The city’s Ted Smith sees Google’s entry into the market as a step into the future of not-yet-envisioned services and products.

“The early gigabit conversations were mostly about white middle-class jobs — artists and engineers — but really for me it’s about birthing new tiers of service,” Smith said.

What might those tiers look like?

An April Fool’s Day post on the Google Fiber blog suggested that teleportation might be the next big thing enabled by big bandwidth, but those aren’t the only ones.

Big data flowing through big pipes also makes a nice setup for Big Brother.

Smart City or Surveillance-ville?

One of the knock-on effects of Kansas City becoming the first Google Fiber municipality is its Smart City initiative, which would include things like automatically adjusting streetlights or re-routing traffic patterns in response to changing conditions. What this means in practice, however, is doing in the real world with video cameras and sensors what tech companies already do online with cookies and server logs: following people around, and collecting information on what they do.

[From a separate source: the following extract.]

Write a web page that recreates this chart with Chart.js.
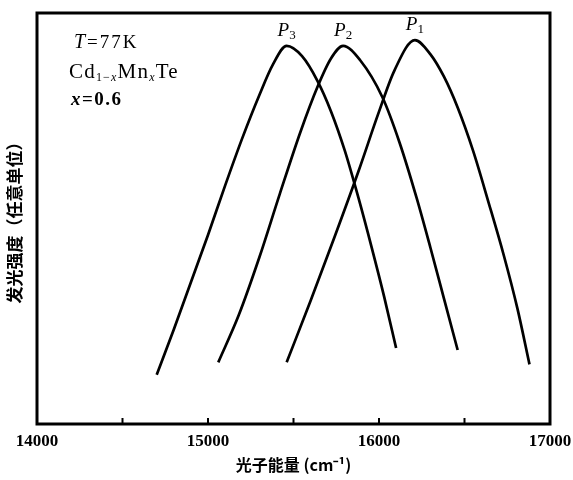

“Some of the open data stuff and privacy regulation that has come out of Smart City deployment is an area that has not necessarily been a natural consequence of connectivity,” said Aaron Deacon. “But we need to start thinking about our open data policy and also how you manage citizen data being made available.” In other words, privacy may not be the first concern when we think of gigabit broadband, but it’s likely to be one that lasts long after the hook-up.